**** Records

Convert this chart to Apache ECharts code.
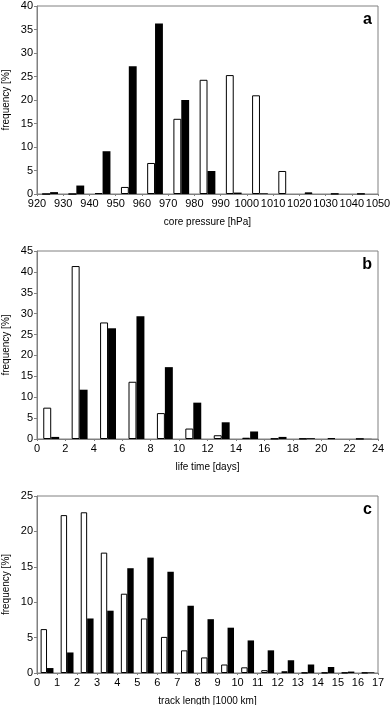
<!DOCTYPE html>
<html>
<head>
<meta charset="utf-8">
<script src="https://cdn.jsdelivr.net/npm/echarts@6/dist/echarts.min.js"></script>
<style>
  html, body { margin: 0; padding: 0; background: #fff; }
  #main { width: 390px; height: 705px; }
</style>
</head>
<body>
<div id="main"></div>
<script>
// panel a: core pressure bins (hPa), 10 hPa wide
var pressureBins = [920, 930, 940, 950, 960, 970, 980, 990, 1000, 1010, 1020, 1030, 1040];
var pressureWhite = [0, 0, 0.2, 1.5, 6.6, 16.0, 24.3, 25.3, 21.0, 4.9, 0.35, 0.05, 0.05];
var pressureBlack = [0.4, 1.8, 9.1, 27.2, 36.3, 20.0, 4.9, 0.3, 0.15, 0, 0, 0, 0];

// panel b: life time bins (days), 2 days wide
var lifeBins = [0, 2, 4, 6, 8, 10, 12, 14, 16, 18, 20, 22];
var lifeWhite = [7.5, 41.4, 27.9, 13.7, 6.2, 2.5, 0.9, 0.3, 0.1, 0.1, 0.2, 0.05];
var lifeBlack = [0.5, 11.8, 26.5, 29.4, 17.2, 8.7, 4.0, 1.8, 0.5, 0.2, 0, 0.05];

// panel c: track length bins (1000 km)
var trackBins = [0, 1, 2, 3, 4, 5, 6, 7, 8, 9, 10, 11, 12, 13, 14, 15, 16];
var trackWhite = [6.2, 22.3, 22.7, 17.0, 11.2, 7.7, 5.1, 3.2, 2.2, 1.2, 0.8, 0.4, 0.25, 0.05, 0.05, 0.05, 0.05];
var trackBlack = [0.7, 2.9, 7.7, 8.8, 14.8, 16.3, 14.3, 9.5, 7.6, 6.4, 4.6, 3.2, 1.8, 1.2, 0.85, 0.2, 0.1];

var axisGrey = '#808080';
var fontName = 'Liberation Sans';

var chart = echarts.init(document.getElementById('main'), null, { renderer: 'canvas' });

var panels = [
  { bins: pressureBins, white: pressureWhite, black: pressureBlack, min: 920, max: 1050, step: 10,
    ymax: 40, name: 'core pressure [hPa]', letter: 'a', top: 6, height: 188, barW: '30%' },
  { bins: lifeBins, white: lifeWhite, black: lifeBlack, min: 0, max: 24, step: 2,
    ymax: 45, name: 'life time [days]', letter: 'b', top: 251, height: 188, barW: '28%' },
  { bins: trackBins, white: trackWhite, black: trackBlack, min: 0, max: 17, step: 1,
    ymax: 25, name: 'track length [1000 km]', letter: 'c', top: 496, height: 177, barW: '32%' }
];

var grid = [], xAxis = [], yAxis = [], series = [], graphic = [];

panels.forEach(function (p, i) {
  grid.push({
    left: 37, right: 12, top: p.top, height: p.height,
    outerBoundsMode: 'none', containLabel: false,
    show: true, borderColor: axisGrey, borderWidth: 1, backgroundColor: 'transparent'
  });
  // visible value axis, labels sit on the bin edges
  xAxis.push({
    type: 'value', gridIndex: i, min: p.min, max: p.max, interval: p.step,
    name: p.name, nameLocation: 'middle', nameGap: 23, nameMoveOverlap: false,
    nameTextStyle: { fontFamily: fontName, fontSize: 10, color: '#000' },
    axisLine: { show: true, lineStyle: { color: axisGrey } },
    axisTick: { show: true, length: 2, lineStyle: { color: axisGrey } },
    axisLabel: {
      fontFamily: fontName, fontSize: 11, color: '#000', margin: 4,
      formatter: function (v) { return String(v); }
    },
    splitLine: { show: false }
  });
  // hidden category axis that carries the bars
  xAxis.push({
    type: 'category', gridIndex: i, data: p.bins, show: false, boundaryGap: true
  });
  yAxis.push({
    type: 'value', gridIndex: i, min: 0, max: p.ymax, interval: 5,
    name: 'frequency [%]', nameLocation: 'middle', nameGap: 26, nameMoveOverlap: false,
    nameTextStyle: { fontFamily: fontName, fontSize: 10, color: '#000' },
    axisLine: { show: true, lineStyle: { color: axisGrey } },
    axisTick: { show: true, length: 3, lineStyle: { color: axisGrey } },
    axisLabel: { fontFamily: fontName, fontSize: 11, color: '#000', margin: 4 },
    splitLine: { show: false }
  });
  series.push({
    type: 'bar', xAxisIndex: i * 2 + 1, yAxisIndex: i, data: p.white,
    barWidth: p.barW, barGap: '0%', silent: true,
    itemStyle: { color: '#fff', borderColor: '#000', borderWidth: 1 }
  });
  series.push({
    type: 'bar', xAxisIndex: i * 2 + 1, yAxisIndex: i, data: p.black,
    barWidth: p.barW, barGap: '0%', silent: true,
    itemStyle: { color: '#000' }
  });
  graphic.push({
    type: 'text', right: 18, top: p.top + 6,
    style: { text: p.letter, font: 'bold 16px ' + fontName, fill: '#000' }
  });
});

chart.setOption({
  animation: false,
  grid: grid,
  xAxis: xAxis,
  yAxis: yAxis,
  series: series,
  graphic: graphic
});
</script>
</body>
</html>
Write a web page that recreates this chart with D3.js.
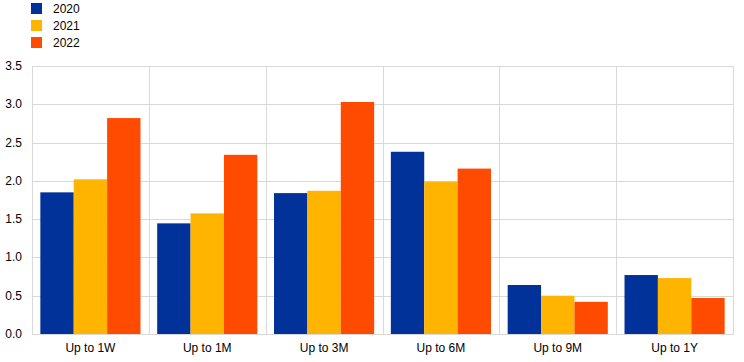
<!DOCTYPE html>
<html>
<head>
<meta charset="utf-8">
<script src="https://cdn.jsdelivr.net/npm/d3@7"></script>
<style>
  body { margin: 0; background: #fff; }
  text { font-family: "Liberation Sans", Arial, sans-serif; font-size: 12px; fill: #000; }
</style>
</head>
<body>
<svg width="744" height="362"></svg>
<script>
var categories = ["Up to 1W", "Up to 1M", "Up to 3M", "Up to 6M", "Up to 9M", "Up to 1Y"];
var seriesNames = ["2020", "2021", "2022"];
var values2020 = [1.85, 1.445, 1.84, 2.38, 0.64, 0.77];
var values2021 = [2.02, 1.575, 1.87, 1.99, 0.50, 0.73];
var values2022 = [2.82, 2.34, 3.03, 2.16, 0.42, 0.47];
var yTicks = [0, 0.5, 1.0, 1.5, 2.0, 2.5, 3.0, 3.5];
var colors = ["#003299", "#ffb400", "#ff4b00"];

var series = [values2020, values2021, values2022];

var svg = d3.select("svg"),
  plotLeft = 32, plotRight = 733, plotTop = 66, plotBottom = 334;

var x = d3.scaleBand().domain(categories).range([plotLeft, plotRight]).paddingInner(0).paddingOuter(0);
var x1 = d3.scaleBand().domain(seriesNames).range([0, x.bandwidth()]).paddingOuter(0.25);
var y = d3.scaleLinear().domain([0, 3.5]).range([plotBottom, plotTop]);

// horizontal grid
svg.append("g").selectAll("line")
  .data(yTicks)
  .enter()
  .append("line")
  .attr("x1", plotLeft).attr("x2", plotRight)
  .attr("y1", function (d) { return Math.round(y(d)) + 0.5; })
  .attr("y2", function (d) { return Math.round(y(d)) + 0.5; })
  .attr("stroke", "#d9d9d9");

// vertical dividers between categories + right edge
var dividers = categories.slice(1).map(function (c) { return x(c); }).concat([plotRight]);
svg.append("g").selectAll("line")
  .data(dividers)
  .enter()
  .append("line")
  .attr("x1", function (d) { return Math.round(d) + 0.5; })
  .attr("x2", function (d) { return Math.round(d) + 0.5; })
  .attr("y1", plotTop).attr("y2", plotBottom)
  .attr("stroke", "#d9d9d9");

// bars
var groups = svg.append("g").selectAll("g")
  .data(categories)
  .enter()
  .append("g")
  .attr("transform", function (d) { return "translate(" + x(d) + ",0)"; });

groups.selectAll("rect")
  .data(function (d, i) {
    return seriesNames.map(function (s, j) { return { key: s, value: series[j][i], color: colors[j] }; });
  })
  .enter()
  .append("rect")
  .attr("x", function (d) { return x1(d.key); })
  .attr("width", x1.bandwidth())
  .attr("y", function (d) { return y(d.value); })
  .attr("height", function (d) { return plotBottom - y(d.value); })
  .attr("fill", function (d) { return d.color; });

// axis lines
svg.append("line")
  .attr("x1", plotLeft + 0.5).attr("x2", plotLeft + 0.5)
  .attr("y1", plotTop).attr("y2", plotBottom)
  .attr("stroke", "#d9d9d9");
svg.append("line")
  .attr("x1", plotLeft).attr("x2", plotRight + 1)
  .attr("y1", plotBottom + 0.5).attr("y2", plotBottom + 0.5)
  .attr("stroke", "#d9d9d9");

// y labels
svg.append("g").selectAll("text")
  .data(yTicks)
  .enter()
  .append("text")
  .attr("x", 22)
  .attr("y", function (d) { return y(d) + 4; })
  .attr("text-anchor", "end")
  .text(function (d) { return d3.format(".1f")(d); });

// x labels
svg.append("g").selectAll("text")
  .data(categories)
  .enter()
  .append("text")
  .attr("x", function (d) { return x(d) + x.bandwidth() / 2; })
  .attr("y", 352)
  .attr("text-anchor", "middle")
  .text(function (d) { return d; });

// legend
var legend = svg.append("g").selectAll("g")
  .data(seriesNames)
  .enter()
  .append("g")
  .attr("transform", function (d, i) { return "translate(31," + (3 + i * 17) + ")"; });
legend.append("rect")
  .attr("width", 11).attr("height", 11)
  .attr("fill", function (d, i) { return colors[i]; });
legend.append("text")
  .attr("x", 22).attr("y", 10)
  .text(function (d) { return d; });
</script>
</body>
</html>
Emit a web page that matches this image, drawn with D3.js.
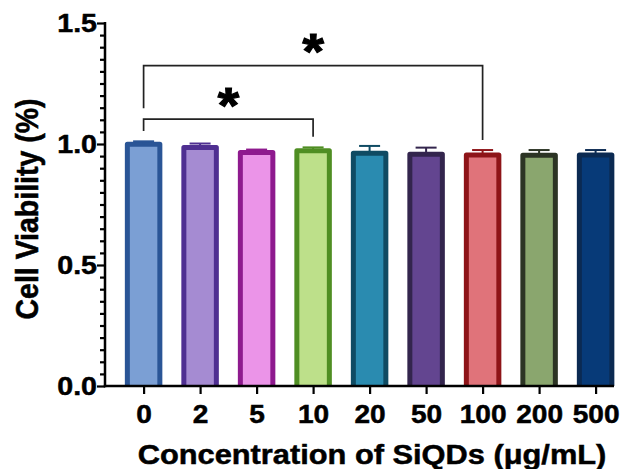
<!DOCTYPE html>
<html><head><meta charset="utf-8">
<script src="https://cdn.jsdelivr.net/npm/d3@7"></script>
<style>
body{margin:0;background:#fff}
svg text{font-family:"Liberation Sans",Arial,Helvetica,sans-serif;font-weight:bold;fill:#000;stroke:#000;stroke-width:0.5px}
</style>
</head><body>
<svg id="chart" width="624" height="469"></svg>
<script>
// ---- data ----
const categories = ["0","2","5","10","20","50","100","200","500"];
const values = [0.999,0.986,0.965,0.972,0.962,0.958,0.955,0.954,0.955];
const errors = [0.012,0.016,0.012,0.014,0.030,0.027,0.020,0.021,0.020];
const strokeColors = ["#2a5596","#4f2f91","#8e1a8e","#4f8e23","#0f4b63","#33254d","#8e1418","#2c3424","#0b2a52"];
const fillColors = ["#7b9fd4","#a58bd2","#eb94e8","#bde08a","#2a8bb0","#634590","#e0737a","#8aa66e","#073a78"];
const yTicks = [0,0.5,1.0,1.5];
const yMinorStep = 0.05;
const compFrom = ["0","0"];
const compTo = ["10","100"];
const compLevel = [1.103,1.324];
const compLeftEnd = [1.054,1.148];
const compRightEnd = [1.030,1.017];
const compLabel = ["*","*"];
const xTitle = "Concentration of SiQDs (\u03bcg/mL)";
const yTitle = "Cell Viability (%)";

// ---- layout ----
const SX = 1.1; // horizontal glyph stretch seen in reference
const plotLeft = 105, plotRight = 614, plotTop = 23, plotBottom = 386;
const svg = d3.select("#chart");
svg.append("rect").attr("width",624).attr("height",469).attr("fill","#fff");

const x = d3.scalePoint().domain(categories).range([143.6, 595.6]);
const y = d3.scaleLinear().domain([0,1.5]).range([plotBottom, plotTop]);
const barW = 32.5;

// bars
const g = svg.append("g");
categories.forEach((c,i)=>{
  const cx = x(c), yt = y(values[i]), yb = y(0);
  g.append("path")
    .attr("d", `M${cx-barW/2},${yb}V${yt}H${cx+barW/2}V${yb}`)
    .attr("fill", fillColors[i])
    .attr("stroke", strokeColors[i])
    .attr("stroke-width", 5)
    .attr("stroke-linejoin","round");
  const ye = y(values[i]+errors[i]);
  g.append("line").attr("x1",cx).attr("x2",cx).attr("y1",yt).attr("y2",ye)
    .attr("stroke",strokeColors[i]).attr("stroke-width",2);
  g.append("line").attr("x1",cx-10.5).attr("x2",cx+10.5).attr("y1",ye).attr("y2",ye)
    .attr("stroke",strokeColors[i]).attr("stroke-width",2);
});

// y axis
const yMinor = d3.range(0, 1.5+1e-9, yMinorStep).filter(v => !yTicks.some(t => Math.abs(t-v)<1e-6));
const yAxisMinor = svg.append("g").attr("transform",`translate(${plotLeft},0)`)
  .call(d3.axisLeft(y).tickValues(yMinor).tickSize(5).tickFormat(""));
yAxisMinor.select(".domain").remove();
yAxisMinor.selectAll("line").attr("stroke","#000").attr("stroke-width",2.2);

const yAxis = svg.append("g").attr("transform",`translate(${plotLeft},0)`)
  .call(d3.axisLeft(y).tickValues(yTicks).tickSize(8).tickFormat(d3.format(".1f")));
yAxis.select(".domain").remove();
yAxis.selectAll("line").attr("stroke","#000").attr("stroke-width",2.2);
yAxis.selectAll("text")
  .attr("x",0).attr("dy",null).attr("y",0)
  .attr("text-anchor","end")
  .attr("transform","translate(-8,8.8) scale(" + SX + ",1)")
  .style("font-size","26px");

svg.append("line").attr("x1",plotLeft).attr("x2",plotLeft).attr("y1",y(1.5)-1).attr("y2",y(0)+1.2)
  .attr("stroke","#000").attr("stroke-width",2.5);

// x axis
const xAxis = svg.append("g").attr("transform",`translate(0,${plotBottom})`)
  .call(d3.axisBottom(x).tickSize(8));
xAxis.select(".domain").remove();
xAxis.selectAll("line").attr("stroke","#000").attr("stroke-width",2.2);
xAxis.selectAll("text")
  .attr("y",0).attr("dy",null)
  .attr("transform","translate(0,36.5) scale(" + SX + ",1)")
  .style("font-size","25.5px");
svg.append("line").attr("x1",plotLeft-1.2).attr("x2",plotRight).attr("y1",y(0)).attr("y2",y(0))
  .attr("stroke","#000").attr("stroke-width",2.5);

// titles
svg.append("text").attr("text-anchor","middle")
  .attr("transform",`translate(372,463.5) scale(${SX},1)`)
  .style("font-size","28px").text(xTitle);
svg.append("text").attr("text-anchor","middle")
  .attr("transform",`translate(37.5,209) scale(${SX},1) rotate(-90)`)
  .style("font-size","28.5px").text(yTitle);

// significance brackets
compFrom.forEach((f,i)=>{
  const x1 = x(f), x2 = x(compTo[i]), yl = y(compLevel[i]);
  svg.append("path")
    .attr("d",`M${x1},${y(compLeftEnd[i])}V${yl}H${x2}V${y(compRightEnd[i])}`)
    .attr("fill","none").attr("stroke","#222").attr("stroke-width",1.7);
  svg.append("text").attr("text-anchor","middle")
    .attr("transform",`translate(${(x1+x2)/2},${yl+3.7}) scale(${SX},1)`)
    .style("font-size","50px").style("stroke-width","1.2px").text(compLabel[i]);
});
</script>
</body></html>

********

* **What you are asked to do**
Begin at the line that has "Write a web", stop after the line that has "var series = [values2020, values2021, values2022];", and reproduce every line between them exactly and nothing else. Pictures stay out of the copy.

* **Exercise response**
Write a web page that recreates this chart with D3.js.
<!DOCTYPE html>
<html>
<head>
<meta charset="utf-8">
<script src="https://cdn.jsdelivr.net/npm/d3@7"></script>
<style>
  body { margin: 0; background: #fff; }
  text { font-family: "Liberation Sans", Arial, sans-serif; font-size: 12px; fill: #000; }
</style>
</head>
<body>
<svg width="744" height="362"></svg>
<script>
var categories = ["Up to 1W", "Up to 1M", "Up to 3M", "Up to 6M", "Up to 9M", "Up to 1Y"];
var seriesNames = ["2020", "2021", "2022"];
var values2020 = [1.85, 1.445, 1.84, 2.38, 0.64, 0.77];
var values2021 = [2.02, 1.575, 1.87, 1.99, 0.50, 0.73];
var values2022 = [2.82, 2.34, 3.03, 2.16, 0.42, 0.47];
var yTicks = [0, 0.5, 1.0, 1.5, 2.0, 2.5, 3.0, 3.5];
var colors = ["#003299", "#ffb400", "#ff4b00"];

var series = [values2020, values2021, values2022];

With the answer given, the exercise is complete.